WORK TO BE COMPLETED
Count the lines below that contain the word "this", and reply with that number alone.

PROVIDED INFORMATION
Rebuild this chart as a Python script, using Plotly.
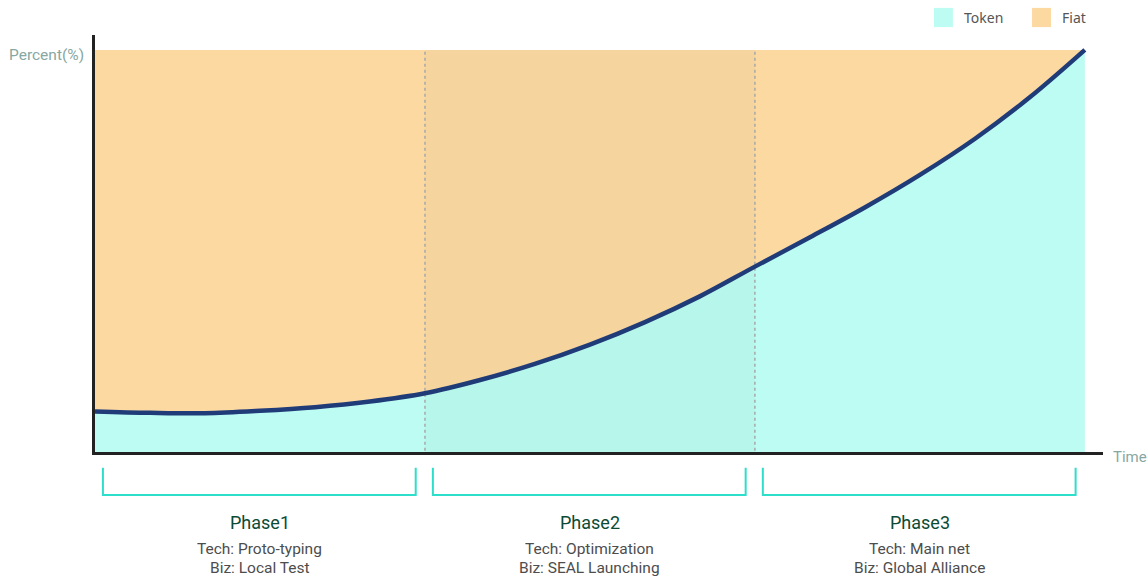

---

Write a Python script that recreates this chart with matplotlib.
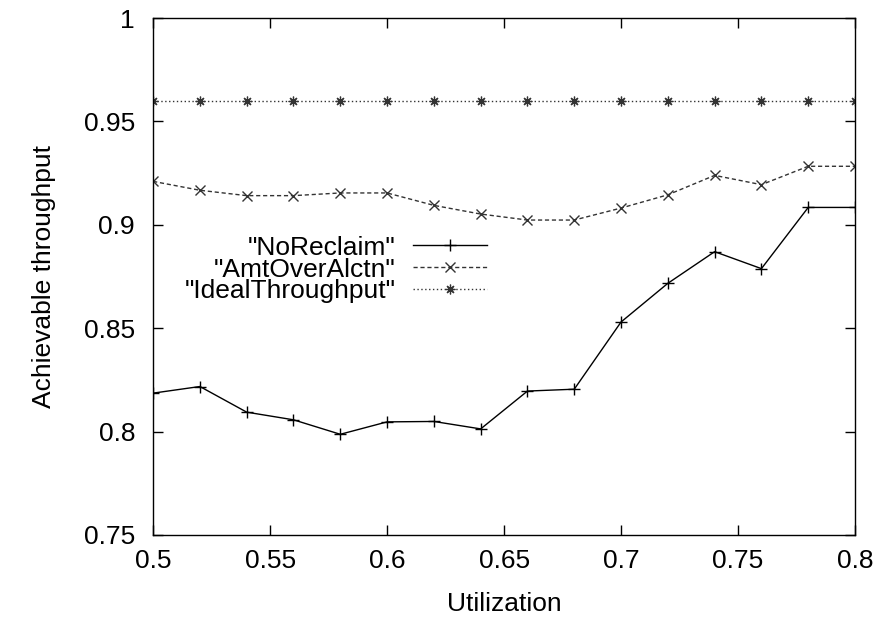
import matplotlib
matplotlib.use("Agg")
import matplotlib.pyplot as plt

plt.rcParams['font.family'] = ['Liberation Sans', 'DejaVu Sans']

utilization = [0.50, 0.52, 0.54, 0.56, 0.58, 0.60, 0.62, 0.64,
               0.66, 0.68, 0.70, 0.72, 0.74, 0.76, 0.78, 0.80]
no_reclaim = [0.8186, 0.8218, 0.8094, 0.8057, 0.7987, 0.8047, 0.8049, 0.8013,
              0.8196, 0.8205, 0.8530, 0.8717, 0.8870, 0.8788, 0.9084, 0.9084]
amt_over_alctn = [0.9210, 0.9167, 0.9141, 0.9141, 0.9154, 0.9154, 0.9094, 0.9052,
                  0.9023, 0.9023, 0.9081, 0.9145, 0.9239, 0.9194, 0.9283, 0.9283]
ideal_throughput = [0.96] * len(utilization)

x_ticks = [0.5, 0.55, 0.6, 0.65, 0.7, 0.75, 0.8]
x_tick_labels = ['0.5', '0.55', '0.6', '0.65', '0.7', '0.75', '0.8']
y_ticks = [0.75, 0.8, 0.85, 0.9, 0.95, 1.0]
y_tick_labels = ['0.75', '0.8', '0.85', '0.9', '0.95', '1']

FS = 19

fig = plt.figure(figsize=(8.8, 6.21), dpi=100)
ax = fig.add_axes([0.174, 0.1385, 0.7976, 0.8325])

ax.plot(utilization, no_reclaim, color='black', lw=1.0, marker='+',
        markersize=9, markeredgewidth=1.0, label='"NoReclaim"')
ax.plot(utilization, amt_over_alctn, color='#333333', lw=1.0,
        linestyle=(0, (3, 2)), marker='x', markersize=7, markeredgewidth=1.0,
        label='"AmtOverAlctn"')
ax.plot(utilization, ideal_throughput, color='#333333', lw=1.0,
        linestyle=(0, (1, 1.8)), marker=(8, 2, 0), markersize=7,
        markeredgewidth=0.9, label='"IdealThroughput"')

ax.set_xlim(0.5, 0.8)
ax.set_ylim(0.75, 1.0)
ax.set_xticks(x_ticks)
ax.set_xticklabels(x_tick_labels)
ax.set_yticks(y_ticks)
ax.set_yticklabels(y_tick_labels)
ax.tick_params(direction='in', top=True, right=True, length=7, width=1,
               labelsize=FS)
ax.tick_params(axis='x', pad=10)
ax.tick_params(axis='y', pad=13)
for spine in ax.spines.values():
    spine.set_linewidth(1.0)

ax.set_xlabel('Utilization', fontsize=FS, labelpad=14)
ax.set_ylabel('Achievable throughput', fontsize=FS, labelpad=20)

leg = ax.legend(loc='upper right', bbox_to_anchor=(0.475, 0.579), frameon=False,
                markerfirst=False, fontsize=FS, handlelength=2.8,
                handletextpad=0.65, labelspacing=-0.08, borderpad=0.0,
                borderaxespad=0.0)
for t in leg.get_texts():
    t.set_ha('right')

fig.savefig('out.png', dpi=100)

THE RESULT
2